When the first plane hit I just came up to WTC#7 22nd floor. I could have chosen to go for coffee across WTC plaza, in which case the hit would have been over my head, and I could have been injured. Maybe another version of me was, because I recall stopping and making an (unusual) choice to skip coffee in the interest of maintaining this rhythm I felt that day- my earlier than usual arrival, etc.
First hit – my manager running towards me as she lived thru 1993 bombing of WTC twins and her body still recalled the shaking building during the explosion. I call Natasha and my parents to say it’s not my building. Natasha doesn’t know what to make of my brief message, but then sees black burnt pieces of paper on Wall St and knows it’s real.

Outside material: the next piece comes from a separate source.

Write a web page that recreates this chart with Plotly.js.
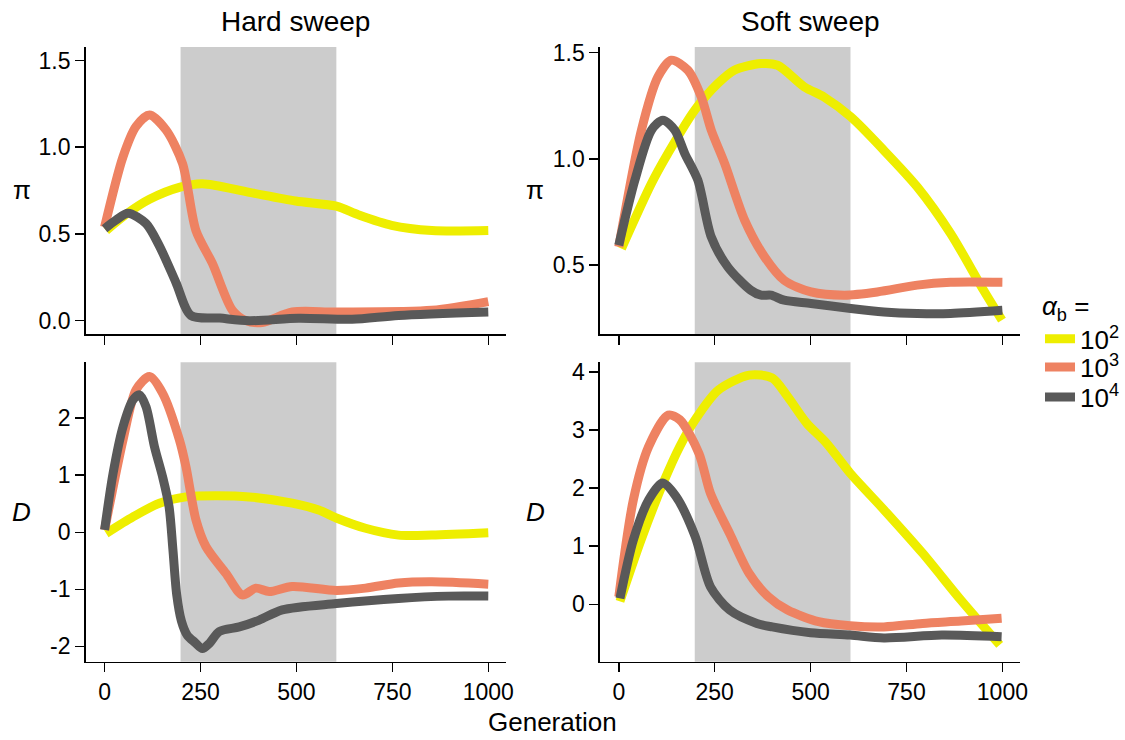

Our CEO tells us to step away from windows, gather in hallways. He knew almost all 200 people by name, a really good leader. He felt the importance of this, but no one could have imagined the scale.
Second hit – he tells us to leave and assemble at designated place – a few blocks away from WTC. Smart choice of remote location and quick thinking. I am about to take an elevator, but my other manager questions if stairs is a better choice. I agree, and we follow a whole bunch of people down. I am surprised how well we run down – various ages , abilities , fear tolerance – but all ran as one, helping those who had issues.
As soon as we assemble NY folks are let go and NJ cross the river to the second office, to watch in horror how people fall, and then towers fall too.
I know I like to be in a team, so I join a colleague and tell her we are better off walking away, and using a subway line that is not under WTC. She notices people falling from high floors. “Are these…” she asks. I say “yes”.
I urge her to keep walking, as I am concerned the towers may fall sideways. I have visited the top of the towers a few times and I knew they were way taller than any other building around. On top it felt like you are outside of time and space, you see entire island, no car can get far enough to not be visible.
We get to a station and split.
I go uptown so I can take another train down to Brooklyn, but trains stop. I get out. I hear people screaming- one of the towers goes down.
I keep moving on foot, trying to call my wife and my parents. No cell reception. I get to pay phones, use my international card – landlines are dead too.
All the while my parents are not sure what’s up. My mom recalls correctly that I am in WTC7, but my dad thinks I was in twin towers based on my “not my building” comment earlier.
I walk across the Manhattan bridge, my wife – across the Brooklyn bridge. I take a bus, get off a few blocks from my house. I use a payphone to call my parents, they are relieved to hear my voice. My dad opens a bottle of the heaviest liquor he got to finally relax.I hang up. I hear honking – that’s Natasha in our little red car. I know we are fine now.
P.S. At home we keep watching TV and see WTC7 come down. I tend to think WTC7 was a controlled demolition. There was a command center on 23rd, tightly guarded, elevator would not even go there. Who knows what was that about and why we heard loud scratching sounds above our head (we were on 22nd ), as if heavy containers were moved, and why they built it shortly before 9/11, but that’s another topic. I don’t really know what happened.
I also keep seeing photos of hijackers. I keep zeroing in on Mohamed Atta. I see myself in him due to some resemblance. I could swear I seen him before. It was a few weeks earlier. I was coming back from JC office visit, and noticed a group of middle eastern men. One looked like myself (in my estimate), so I was intrigued. They noticed my interest and stared back at me intently. It could have been a planning mission they were on, or it could have been a totally different youth. But to me it was a kind of “preview”, except I could not make anything of it, at least consciously, until after the fact. Everything in life is so incredibly intertwined.